EfficientSRFace: An Efficient Network with Super-Resolution Enhancement for Accurate Face Detection
This work addresses the challenge of detecting small, low-resolution faces in dense scenarios, which is crucial for applications like surveillance and crowd analysis, but it is incremental as it builds on existing deep face detectors.
The paper tackled the problem of low-resolution face detection in crowded scenes by introducing a feature-level super-resolution module, achieving competitive performance on FDDB and WIDER Face datasets with minimal additional parameters and computational overhead.
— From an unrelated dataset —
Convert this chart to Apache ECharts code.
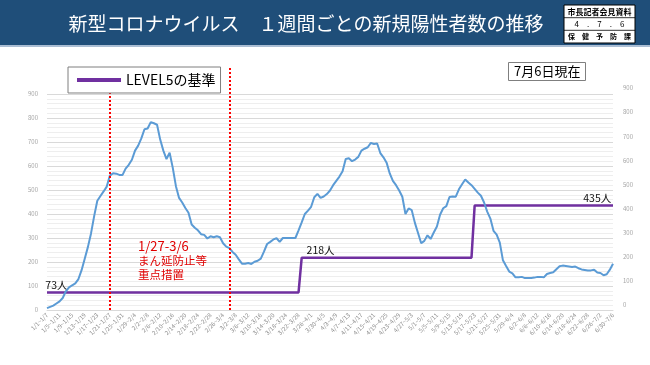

In face detection, low-resolution faces, such as numerous small faces of a human group in a crowded scene, are common in dense face prediction tasks. They usually contain limited visual clues and make small faces less distinguishable from the other small objects, which poses great challenge to accurate face detection. Although deep convolutional neural network has significantly promoted the research on face detection recently, current deep face detectors rarely take into account low-resolution faces and are still vulnerable to the real-world scenarios where massive amount of low-resolution faces exist. Consequently, they usually achieve degraded performance for low-resolution face detection. In order to alleviate this problem, we develop an efficient detector termed EfficientSRFace by introducing a feature-level super-resolution reconstruction network for enhancing the feature representation capability of the model. This module plays an auxiliary role in the training process, and can be removed during the inference without increasing the inference time. Extensive experiments on public benchmarking datasets, such as FDDB and WIDER Face, show that the embedded image super-resolution module can significantly improve the detection accuracy at the cost of a small amount of additional parameters and computational overhead, while helping our model achieve competitive performance compared with the state-of-the-arts methods.